Given material start

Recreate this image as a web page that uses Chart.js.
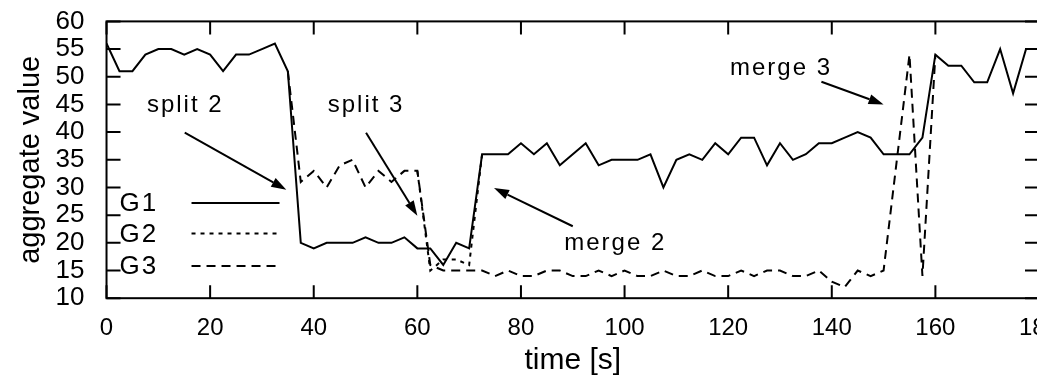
<!DOCTYPE html>
<html>
<head>
<meta charset="utf-8">
<script src="https://cdn.jsdelivr.net/npm/chart.js@4"></script>
<style>
  html, body { margin: 0; padding: 0; background: #fff; overflow: hidden; }
  #wrap { width: 1060px; height: 381px; }
</style>
</head>
<body>
<div id="wrap"><canvas id="chart" width="1060" height="381"></canvas></div>
<script>
// sample times in seconds
const times = [0, 2.5, 5, 7.5, 10, 12.5, 15, 17.5, 20, 22.5, 25, 27.5, 30, 32.5, 35, 37.5, 40, 42.5, 45, 47.5,
  50, 52.5, 55, 57.5, 60, 62.5, 65, 67.5, 70, 72.5, 75, 77.5, 80, 82.5, 85, 87.5, 90, 92.5, 95, 97.5,
  100, 102.5, 105, 107.5, 110, 112.5, 115, 117.5, 120, 122.5, 125, 127.5, 130, 132.5, 135, 137.5, 140, 142.5, 145, 147.5,
  150, 152.5, 155, 157.5, 160, 162.5, 165, 167.5, 170, 172.5, 175, 177.5, 180];

const g1Values = [56, 51, 51, 54, 55, 55, 54, 55, 54, 51, 54, 54, 55, 56, 51, 20, 19, 20, 20, 20,
  21, 20, 20, 21, 19, 19, 16, 20, 19, 36, 36, 36, 38, 36, 38, 34, 36, 38, 34, 35,
  35, 35, 36, 30, 35, 36, 35, 38, 36, 39, 39, 34, 38, 35, 36, 38, 38, 39, 40, 39,
  36, 36, 36, 39, 54, 52, 52, 49, 49, 55, 47, 55, 55];

const g2Values = [null, null, null, null, null, null, null, null, null, null, null, null, null, null, null, null, null, null, null, null,
  null, null, null, null, 33, 15, 17, 17, 16, 36, null, null, null, null, null, null, null, null, null, null,
  null, null, null, null, null, null, null, null, null, null, null, null, null, null, null, null, null, null, null, null,
  null, null, null, null, null, null, null, null, null, null, null, null, null];

const g3Values = [null, null, null, null, null, null, null, null, null, null, null, null, null, null, 51, 31, 33, 30, 34, 35,
  30, 33, 31, 33, 33, 16, 15, 15, 15, 15, 14, 15, 14, 14, 15, 15, 14, 14, 15, 14,
  15, 14, 14, 15, 14, 14, 15, 14, 14, 15, 14, 15, 15, 14, 14, 15, 13, 12, 15, 14,
  15, null, 54, 14, 54, null, null, null, null, null, null, null, null];

const xTicks = [0, 20, 40, 60, 80, 100, 120, 140, 160, 180];
const yTicks = [10, 15, 20, 25, 30, 35, 40, 45, 50, 55, 60];
const seriesNames = ['G1', 'G2', 'G3'];
const seriesDash = [[], [4, 5], [9, 6]];

// text labels with arrows, in data units
const notes = [
  { text: 'split 2', at: [15.2, 44.9], from: [15.1, 39.9], to: [34.7, 29.6] },
  { text: 'split 3', at: [50.1, 44.9], from: [50.1, 39.9], to: [60.0, 24.9] },
  { text: 'merge 2', at: [98.2, 19.9], from: [90.0, 23.0], to: [74.8, 29.9] },
  { text: 'merge 3', at: [130.2, 51.6], from: [138.0, 49.1], to: [150.0, 45.0] }
];

const FONT = '"Liberation Sans", Arial, Helvetica, sans-serif';
const toPoints = vals => times.map((t, i) => ({ x: t, y: vals[i] }));

const gnuplotLook = {
  id: 'gnuplotLook',
  afterDatasetsDraw(chart) {
    const { ctx, chartArea: a, scales: { x, y } } = chart;
    ctx.save();
    ctx.strokeStyle = '#000';
    ctx.fillStyle = '#000';

    // frame + inward ticks on all four sides
    ctx.lineWidth = 2;
    ctx.setLineDash([]);
    ctx.strokeRect(a.left, a.top, a.right - a.left, a.bottom - a.top);
    ctx.beginPath();
    xTicks.forEach(v => {
      const px = x.getPixelForValue(v);
      ctx.moveTo(px, a.bottom); ctx.lineTo(px, a.bottom - 13);
      ctx.moveTo(px, a.top); ctx.lineTo(px, a.top + 13);
    });
    yTicks.forEach(v => {
      const py = y.getPixelForValue(v);
      ctx.moveTo(a.left, py); ctx.lineTo(a.left + 14, py);
      ctx.moveTo(a.right, py); ctx.lineTo(a.right - 14, py);
    });
    ctx.stroke();

    ctx.letterSpacing = '2px';

    // legend: name on the left, line sample on the right
    ctx.font = '26px ' + FONT;
    ctx.textBaseline = 'middle';
    ctx.textAlign = 'left';
    const rows = [181.5, 212, 244.5];
    chart.data.datasets.forEach((ds, i) => {
      const ry = a.top + rows[i];
      ctx.fillText(seriesNames[i], a.left + 13, ry + 1);
      ctx.lineWidth = 2;
      ctx.setLineDash(seriesDash[i]);
      ctx.beginPath();
      ctx.moveTo(a.left + 85, ry);
      ctx.lineTo(a.left + 173, ry);
      ctx.stroke();
    });

    // annotations
    ctx.setLineDash([]);
    ctx.font = '24px ' + FONT;
    ctx.textAlign = 'center';
    notes.forEach(n => {
      ctx.fillText(n.text, x.getPixelForValue(n.at[0]), y.getPixelForValue(n.at[1]));
      const x0 = x.getPixelForValue(n.from[0]), y0 = y.getPixelForValue(n.from[1]);
      const x1 = x.getPixelForValue(n.to[0]), y1 = y.getPixelForValue(n.to[1]);
      const ang = Math.atan2(y1 - y0, x1 - x0);
      const hl = 15, hw = 5;
      ctx.lineWidth = 2;
      ctx.beginPath();
      ctx.moveTo(x0, y0);
      ctx.lineTo(x1 - hl * Math.cos(ang), y1 - hl * Math.sin(ang));
      ctx.stroke();
      ctx.beginPath();
      ctx.moveTo(x1, y1);
      ctx.lineTo(x1 - hl * Math.cos(ang) + hw * Math.sin(ang), y1 - hl * Math.sin(ang) - hw * Math.cos(ang));
      ctx.lineTo(x1 - hl * Math.cos(ang) - hw * Math.sin(ang), y1 - hl * Math.sin(ang) + hw * Math.cos(ang));
      ctx.closePath();
      ctx.fill();
    });
    ctx.restore();
  }
};

new Chart(document.getElementById('chart'), {
  type: 'line',
  data: {
    datasets: [
      { label: seriesNames[0], data: toPoints(g1Values), borderColor: '#000', borderWidth: 2, borderDash: seriesDash[0] },
      { label: seriesNames[1], data: toPoints(g2Values), borderColor: '#000', borderWidth: 2, borderDash: seriesDash[1] },
      { label: seriesNames[2], data: toPoints(g3Values), borderColor: '#000', borderWidth: 2, borderDash: seriesDash[2], spanGaps: true }
    ]
  },
  options: {
    responsive: false,
    animation: false,
    layout: { padding: { top: 21.4, left: 10, bottom: 2, right: 21 } },
    elements: { point: { radius: 0 }, line: { tension: 0, borderCapStyle: 'butt', borderJoinStyle: 'miter' } },
    plugins: { legend: { display: false }, tooltip: { enabled: false } },
    scales: {
      x: {
        type: 'linear', min: 0, max: 180,
        afterBuildTicks: s => { s.ticks = xTicks.map(v => ({ value: v })); },
        afterFit: s => { s.paddingLeft = 0; s.paddingRight = 0; },
        ticks: { font: { family: FONT, size: 24 }, color: '#000', padding: 16, maxRotation: 0, autoSkip: false },
        grid: { display: false, drawTicks: false },
        border: { display: false },
        title: { display: true, text: 'time [s]', font: { family: FONT, size: 30 }, color: '#000', padding: { top: -16, bottom: 0 } }
      },
      y: {
        type: 'linear', min: 10, max: 60,
        afterBuildTicks: s => { s.ticks = yTicks.map(v => ({ value: v })); },
        afterFit: s => { s.paddingTop = 0; s.paddingBottom = 0; },
        ticks: { font: { family: FONT, size: 26 }, color: '#000', padding: 22, autoSkip: false },
        grid: { display: false, drawTicks: false },
        border: { display: false },
        title: { display: true, text: 'aggregate value', font: { family: FONT, size: 29 }, color: '#000', padding: { top: 3.6, bottom: -14.8 } }
      }
    }
  },
  plugins: [gnuplotLook]
});
</script>
</body>
</html>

Given material end

Your task: Give again, word for word, every line from the top of the data through the line with "47, 55, 55];", both ends included, and exclude the pictures.

Finished answer:
Recreate this image as a web page that uses Chart.js.
<!DOCTYPE html>
<html>
<head>
<meta charset="utf-8">
<script src="https://cdn.jsdelivr.net/npm/chart.js@4"></script>
<style>
  html, body { margin: 0; padding: 0; background: #fff; overflow: hidden; }
  #wrap { width: 1060px; height: 381px; }
</style>
</head>
<body>
<div id="wrap"><canvas id="chart" width="1060" height="381"></canvas></div>
<script>
// sample times in seconds
const times = [0, 2.5, 5, 7.5, 10, 12.5, 15, 17.5, 20, 22.5, 25, 27.5, 30, 32.5, 35, 37.5, 40, 42.5, 45, 47.5,
  50, 52.5, 55, 57.5, 60, 62.5, 65, 67.5, 70, 72.5, 75, 77.5, 80, 82.5, 85, 87.5, 90, 92.5, 95, 97.5,
  100, 102.5, 105, 107.5, 110, 112.5, 115, 117.5, 120, 122.5, 125, 127.5, 130, 132.5, 135, 137.5, 140, 142.5, 145, 147.5,
  150, 152.5, 155, 157.5, 160, 162.5, 165, 167.5, 170, 172.5, 175, 177.5, 180];

const g1Values = [56, 51, 51, 54, 55, 55, 54, 55, 54, 51, 54, 54, 55, 56, 51, 20, 19, 20, 20, 20,
  21, 20, 20, 21, 19, 19, 16, 20, 19, 36, 36, 36, 38, 36, 38, 34, 36, 38, 34, 35,
  35, 35, 36, 30, 35, 36, 35, 38, 36, 39, 39, 34, 38, 35, 36, 38, 38, 39, 40, 39,
  36, 36, 36, 39, 54, 52, 52, 49, 49, 55, 47, 55, 55];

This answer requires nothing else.